Returning to reading Gerald Durrell – any book by him, because I’m not sure which ones I read years ago – is a joyous experience. His stories about both animals of all sorts and the people he meets are invariably amusing.
Perfect illustrations by Ralph Thompson
This is Gerald Durrell’s account of an animal collecting trip to Argentina, travelling on to Tierra del Fuego, then back to Paraguay. Due to bad planning and political disruption, it turned into a chaotic trip that wasn’t entirely successful. As always in in his books, in The Drunken Forest, Durrell gives the animals and birds such character and that is perfectly reflected in the line drawings by Ralph Thompson. Both of them capture the essence of a creature or an incident. Durrell’s obvious enthusiasm spills over into his descriptions. Thompson complements this by sketches that show the animals at their most appealing, with their head at just the right angle: a fawn wrapped in a shirt, a raccoon opening the catches on its cage, a page and a bit of adorable burrowing owl fledglings.
Durrell’s text is so alive because he describes the process of observing and capturing the animals so well. His dialogue is lively and peppered with well-bred expletives, the sort even my non-swearing mother couldn’t object to. Even though his expedition was nowhere near as successful as hoped, the book certainly is.
A pink penguin
My copy is a 1961 Penguin edition with a pink cover that originally cost 2’6 (two shillings and sixpence); it would have taken me three weeks saving up my pocket money to buy that as a child.

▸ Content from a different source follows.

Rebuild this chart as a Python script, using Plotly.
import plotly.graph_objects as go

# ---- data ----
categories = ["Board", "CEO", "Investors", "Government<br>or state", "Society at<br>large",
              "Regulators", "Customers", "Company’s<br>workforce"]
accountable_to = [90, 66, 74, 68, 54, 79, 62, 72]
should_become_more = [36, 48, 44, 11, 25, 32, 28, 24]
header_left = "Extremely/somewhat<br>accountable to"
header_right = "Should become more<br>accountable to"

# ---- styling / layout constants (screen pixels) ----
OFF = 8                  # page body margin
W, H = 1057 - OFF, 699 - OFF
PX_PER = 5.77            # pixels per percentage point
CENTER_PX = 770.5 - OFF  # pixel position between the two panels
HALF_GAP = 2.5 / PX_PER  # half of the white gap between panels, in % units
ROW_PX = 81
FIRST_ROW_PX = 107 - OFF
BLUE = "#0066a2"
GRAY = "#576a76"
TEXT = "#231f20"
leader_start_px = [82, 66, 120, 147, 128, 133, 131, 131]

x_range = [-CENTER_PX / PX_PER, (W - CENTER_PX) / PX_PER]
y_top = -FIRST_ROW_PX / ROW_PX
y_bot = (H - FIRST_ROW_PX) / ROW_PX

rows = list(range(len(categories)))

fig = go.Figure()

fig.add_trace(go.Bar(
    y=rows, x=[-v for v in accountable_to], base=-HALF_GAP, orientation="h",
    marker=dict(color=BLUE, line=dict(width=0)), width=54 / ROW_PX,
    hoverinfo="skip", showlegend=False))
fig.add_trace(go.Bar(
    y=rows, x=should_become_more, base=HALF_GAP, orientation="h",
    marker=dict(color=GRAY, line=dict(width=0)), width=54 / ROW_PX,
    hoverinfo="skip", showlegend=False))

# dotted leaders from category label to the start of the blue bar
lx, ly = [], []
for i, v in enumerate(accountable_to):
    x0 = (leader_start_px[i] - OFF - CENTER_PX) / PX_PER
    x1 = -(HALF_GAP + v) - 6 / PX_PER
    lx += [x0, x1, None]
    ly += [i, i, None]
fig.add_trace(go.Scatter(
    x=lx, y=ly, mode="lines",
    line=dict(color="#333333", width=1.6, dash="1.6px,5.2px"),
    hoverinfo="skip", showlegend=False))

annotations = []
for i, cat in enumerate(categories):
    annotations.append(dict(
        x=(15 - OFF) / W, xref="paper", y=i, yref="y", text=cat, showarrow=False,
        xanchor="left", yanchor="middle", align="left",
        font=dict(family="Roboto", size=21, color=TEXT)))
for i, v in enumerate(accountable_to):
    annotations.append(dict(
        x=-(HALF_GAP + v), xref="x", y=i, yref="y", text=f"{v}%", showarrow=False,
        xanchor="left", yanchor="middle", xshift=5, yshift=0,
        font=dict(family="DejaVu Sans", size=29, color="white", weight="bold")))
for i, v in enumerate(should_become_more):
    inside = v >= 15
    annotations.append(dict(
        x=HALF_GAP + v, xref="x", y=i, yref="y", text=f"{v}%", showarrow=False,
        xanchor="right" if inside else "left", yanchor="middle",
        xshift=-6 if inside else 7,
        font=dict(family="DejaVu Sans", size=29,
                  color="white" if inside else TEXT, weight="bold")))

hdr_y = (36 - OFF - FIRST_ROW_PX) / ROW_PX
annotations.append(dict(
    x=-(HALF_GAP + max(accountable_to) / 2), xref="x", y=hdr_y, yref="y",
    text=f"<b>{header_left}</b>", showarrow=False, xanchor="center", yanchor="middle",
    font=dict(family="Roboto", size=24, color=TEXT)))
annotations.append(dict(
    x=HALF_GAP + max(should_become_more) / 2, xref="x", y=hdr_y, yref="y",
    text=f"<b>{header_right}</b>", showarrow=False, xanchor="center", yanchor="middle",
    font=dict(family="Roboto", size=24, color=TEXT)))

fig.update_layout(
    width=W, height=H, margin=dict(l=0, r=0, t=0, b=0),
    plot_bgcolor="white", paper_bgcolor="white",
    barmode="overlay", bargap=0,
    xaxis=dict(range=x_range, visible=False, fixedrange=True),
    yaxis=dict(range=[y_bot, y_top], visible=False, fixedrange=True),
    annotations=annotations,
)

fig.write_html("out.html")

I’m familiar with orange and green Penguins, so this is rather an anomaly; non-fiction, perhaps? I suspect this is also one of Durrell’s books that I haven’t read before as I bought it in a secondhand bookshop in Eindhoven in 1987 or thereabouts. It was the first time I’d ever lived anywhere with a proper bookshop (i.e. not W.H. Smiths), so I was a regular visitor there, delighted by the choice. In any case, this book is a keeper and I recommend it to everyone. And it’s perfect for reading in 2020 as it’s great medicine; it’s impossible to read this without a smile on your face.